Objective:
Quote the data below in full, please, without altering anything.

Raw data:
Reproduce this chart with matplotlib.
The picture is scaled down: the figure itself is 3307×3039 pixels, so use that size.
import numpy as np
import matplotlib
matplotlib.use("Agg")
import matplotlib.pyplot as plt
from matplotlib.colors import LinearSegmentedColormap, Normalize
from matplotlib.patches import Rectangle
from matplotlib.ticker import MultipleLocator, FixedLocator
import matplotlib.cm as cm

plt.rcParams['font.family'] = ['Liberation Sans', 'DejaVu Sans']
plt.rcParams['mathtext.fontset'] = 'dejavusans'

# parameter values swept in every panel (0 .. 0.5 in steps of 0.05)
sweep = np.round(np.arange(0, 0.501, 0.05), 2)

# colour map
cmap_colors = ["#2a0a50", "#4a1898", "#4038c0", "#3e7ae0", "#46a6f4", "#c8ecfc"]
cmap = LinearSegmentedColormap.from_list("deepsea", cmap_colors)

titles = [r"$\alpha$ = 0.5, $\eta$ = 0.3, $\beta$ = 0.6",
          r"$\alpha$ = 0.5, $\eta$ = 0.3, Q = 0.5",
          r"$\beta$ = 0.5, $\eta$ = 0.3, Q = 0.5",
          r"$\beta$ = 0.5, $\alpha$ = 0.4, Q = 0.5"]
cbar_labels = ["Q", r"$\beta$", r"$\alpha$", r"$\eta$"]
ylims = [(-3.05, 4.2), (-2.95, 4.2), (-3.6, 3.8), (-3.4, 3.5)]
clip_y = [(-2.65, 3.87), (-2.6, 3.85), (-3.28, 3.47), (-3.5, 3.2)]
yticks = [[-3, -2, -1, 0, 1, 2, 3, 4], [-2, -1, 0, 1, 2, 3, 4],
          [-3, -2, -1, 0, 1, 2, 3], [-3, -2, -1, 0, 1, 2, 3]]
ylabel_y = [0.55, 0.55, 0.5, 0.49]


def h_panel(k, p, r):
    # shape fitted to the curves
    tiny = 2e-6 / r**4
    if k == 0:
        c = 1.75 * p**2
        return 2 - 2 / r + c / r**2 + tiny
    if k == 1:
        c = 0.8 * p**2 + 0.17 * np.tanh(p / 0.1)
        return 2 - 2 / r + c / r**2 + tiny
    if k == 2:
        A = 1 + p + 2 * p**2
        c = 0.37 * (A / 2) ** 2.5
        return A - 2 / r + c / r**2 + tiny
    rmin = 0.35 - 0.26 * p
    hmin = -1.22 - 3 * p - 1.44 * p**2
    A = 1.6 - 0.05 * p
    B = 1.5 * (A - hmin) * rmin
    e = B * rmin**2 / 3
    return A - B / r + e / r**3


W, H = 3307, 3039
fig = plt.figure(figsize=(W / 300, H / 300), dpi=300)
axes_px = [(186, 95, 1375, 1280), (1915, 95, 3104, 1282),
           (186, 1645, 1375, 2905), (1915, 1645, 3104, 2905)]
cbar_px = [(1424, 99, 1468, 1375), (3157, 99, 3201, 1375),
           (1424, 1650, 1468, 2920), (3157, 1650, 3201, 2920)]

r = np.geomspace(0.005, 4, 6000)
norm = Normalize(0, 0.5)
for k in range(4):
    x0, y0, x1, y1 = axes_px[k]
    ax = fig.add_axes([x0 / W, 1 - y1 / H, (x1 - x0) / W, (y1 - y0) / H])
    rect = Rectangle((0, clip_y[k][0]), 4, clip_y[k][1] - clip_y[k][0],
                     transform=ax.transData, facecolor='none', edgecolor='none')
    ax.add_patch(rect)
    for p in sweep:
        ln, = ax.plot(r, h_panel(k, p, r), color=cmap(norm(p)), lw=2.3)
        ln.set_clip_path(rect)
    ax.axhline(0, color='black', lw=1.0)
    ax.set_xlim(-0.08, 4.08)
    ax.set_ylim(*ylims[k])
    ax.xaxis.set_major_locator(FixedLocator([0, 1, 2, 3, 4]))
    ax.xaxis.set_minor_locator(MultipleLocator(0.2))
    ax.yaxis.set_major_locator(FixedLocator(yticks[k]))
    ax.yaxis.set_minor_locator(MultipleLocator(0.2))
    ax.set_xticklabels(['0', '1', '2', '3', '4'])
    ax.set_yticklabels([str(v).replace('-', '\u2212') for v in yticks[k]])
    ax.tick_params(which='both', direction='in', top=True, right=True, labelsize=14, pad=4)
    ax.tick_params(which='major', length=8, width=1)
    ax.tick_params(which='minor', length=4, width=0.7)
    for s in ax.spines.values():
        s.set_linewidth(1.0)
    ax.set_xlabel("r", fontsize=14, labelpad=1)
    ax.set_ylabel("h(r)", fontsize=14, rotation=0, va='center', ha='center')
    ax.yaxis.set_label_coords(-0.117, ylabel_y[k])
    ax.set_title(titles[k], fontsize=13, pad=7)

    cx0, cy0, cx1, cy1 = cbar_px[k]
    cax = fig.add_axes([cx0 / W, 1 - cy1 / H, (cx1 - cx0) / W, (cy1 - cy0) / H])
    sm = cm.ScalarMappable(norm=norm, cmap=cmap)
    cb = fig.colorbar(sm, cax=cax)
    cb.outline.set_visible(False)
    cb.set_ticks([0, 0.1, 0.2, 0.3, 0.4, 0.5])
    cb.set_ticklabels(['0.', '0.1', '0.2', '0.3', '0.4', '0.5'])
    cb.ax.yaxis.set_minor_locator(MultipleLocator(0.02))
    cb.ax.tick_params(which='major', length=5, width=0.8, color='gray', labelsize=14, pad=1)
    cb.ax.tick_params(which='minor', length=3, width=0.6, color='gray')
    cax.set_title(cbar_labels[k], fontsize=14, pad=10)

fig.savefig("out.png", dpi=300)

Full output:
Reproduce this chart with matplotlib.
The picture is scaled down: the figure itself is 3307×3039 pixels, so use that size.
import numpy as np
import matplotlib
matplotlib.use("Agg")
import matplotlib.pyplot as plt
from matplotlib.colors import LinearSegmentedColormap, Normalize
from matplotlib.patches import Rectangle
from matplotlib.ticker import MultipleLocator, FixedLocator
import matplotlib.cm as cm

plt.rcParams['font.family'] = ['Liberation Sans', 'DejaVu Sans']
plt.rcParams['mathtext.fontset'] = 'dejavusans'

# parameter values swept in every panel (0 .. 0.5 in steps of 0.05)
sweep = np.round(np.arange(0, 0.501, 0.05), 2)

# colour map
cmap_colors = ["#2a0a50", "#4a1898", "#4038c0", "#3e7ae0", "#46a6f4", "#c8ecfc"]
cmap = LinearSegmentedColormap.from_list("deepsea", cmap_colors)

titles = [r"$\alpha$ = 0.5, $\eta$ = 0.3, $\beta$ = 0.6",
          r"$\alpha$ = 0.5, $\eta$ = 0.3, Q = 0.5",
          r"$\beta$ = 0.5, $\eta$ = 0.3, Q = 0.5",
          r"$\beta$ = 0.5, $\alpha$ = 0.4, Q = 0.5"]
cbar_labels = ["Q", r"$\beta$", r"$\alpha$", r"$\eta$"]
ylims = [(-3.05, 4.2), (-2.95, 4.2), (-3.6, 3.8), (-3.4, 3.5)]
clip_y = [(-2.65, 3.87), (-2.6, 3.85), (-3.28, 3.47), (-3.5, 3.2)]
yticks = [[-3, -2, -1, 0, 1, 2, 3, 4], [-2, -1, 0, 1, 2, 3, 4],
          [-3, -2, -1, 0, 1, 2, 3], [-3, -2, -1, 0, 1, 2, 3]]
ylabel_y = [0.55, 0.55, 0.5, 0.49]


def h_panel(k, p, r):
    # shape fitted to the curves
    tiny = 2e-6 / r**4
    if k == 0:
        c = 1.75 * p**2
        return 2 - 2 / r + c / r**2 + tiny
    if k == 1:
        c = 0.8 * p**2 + 0.17 * np.tanh(p / 0.1)
        return 2 - 2 / r + c / r**2 + tiny
    if k == 2:
        A = 1 + p + 2 * p**2
        c = 0.37 * (A / 2) ** 2.5
        return A - 2 / r + c / r**2 + tiny
    rmin = 0.35 - 0.26 * p
    hmin = -1.22 - 3 * p - 1.44 * p**2
    A = 1.6 - 0.05 * p
    B = 1.5 * (A - hmin) * rmin
    e = B * rmin**2 / 3
    return A - B / r + e / r**3


W, H = 3307, 3039
fig = plt.figure(figsize=(W / 300, H / 300), dpi=300)
axes_px = [(186, 95, 1375, 1280), (1915, 95, 3104, 1282),
           (186, 1645, 1375, 2905), (1915, 1645, 3104, 2905)]
cbar_px = [(1424, 99, 1468, 1375), (3157, 99, 3201, 1375),
           (1424, 1650, 1468, 2920), (3157, 1650, 3201, 2920)]

r = np.geomspace(0.005, 4, 6000)
norm = Normalize(0, 0.5)
for k in range(4):
    x0, y0, x1, y1 = axes_px[k]
    ax = fig.add_axes([x0 / W, 1 - y1 / H, (x1 - x0) / W, (y1 - y0) / H])
    rect = Rectangle((0, clip_y[k][0]), 4, clip_y[k][1] - clip_y[k][0],
                     transform=ax.transData, facecolor='none', edgecolor='none')
    ax.add_patch(rect)
    for p in sweep:
        ln, = ax.plot(r, h_panel(k, p, r), color=cmap(norm(p)), lw=2.3)
        ln.set_clip_path(rect)
    ax.axhline(0, color='black', lw=1.0)
    ax.set_xlim(-0.08, 4.08)
    ax.set_ylim(*ylims[k])
    ax.xaxis.set_major_locator(FixedLocator([0, 1, 2, 3, 4]))
    ax.xaxis.set_minor_locator(MultipleLocator(0.2))
    ax.yaxis.set_major_locator(FixedLocator(yticks[k]))
    ax.yaxis.set_minor_locator(MultipleLocator(0.2))
    ax.set_xticklabels(['0', '1', '2', '3', '4'])
    ax.set_yticklabels([str(v).replace('-', '\u2212') for v in yticks[k]])
    ax.tick_params(which='both', direction='in', top=True, right=True, labelsize=14, pad=4)
    ax.tick_params(which='major', length=8, width=1)
    ax.tick_params(which='minor', length=4, width=0.7)
    for s in ax.spines.values():
        s.set_linewidth(1.0)
    ax.set_xlabel("r", fontsize=14, labelpad=1)
    ax.set_ylabel("h(r)", fontsize=14, rotation=0, va='center', ha='center')
    ax.yaxis.set_label_coords(-0.117, ylabel_y[k])
    ax.set_title(titles[k], fontsize=13, pad=7)

    cx0, cy0, cx1, cy1 = cbar_px[k]
    cax = fig.add_axes([cx0 / W, 1 - cy1 / H, (cx1 - cx0) / W, (cy1 - cy0) / H])
    sm = cm.ScalarMappable(norm=norm, cmap=cmap)
    cb = fig.colorbar(sm, cax=cax)
    cb.outline.set_visible(False)
    cb.set_ticks([0, 0.1, 0.2, 0.3, 0.4, 0.5])
    cb.set_ticklabels(['0.', '0.1', '0.2', '0.3', '0.4', '0.5'])
    cb.ax.yaxis.set_minor_locator(MultipleLocator(0.02))
    cb.ax.tick_params(which='major', length=5, width=0.8, color='gray', labelsize=14, pad=1)
    cb.ax.tick_params(which='minor', length=3, width=0.6, color='gray')
    cax.set_title(cbar_labels[k], fontsize=14, pad=10)

fig.savefig("out.png", dpi=300)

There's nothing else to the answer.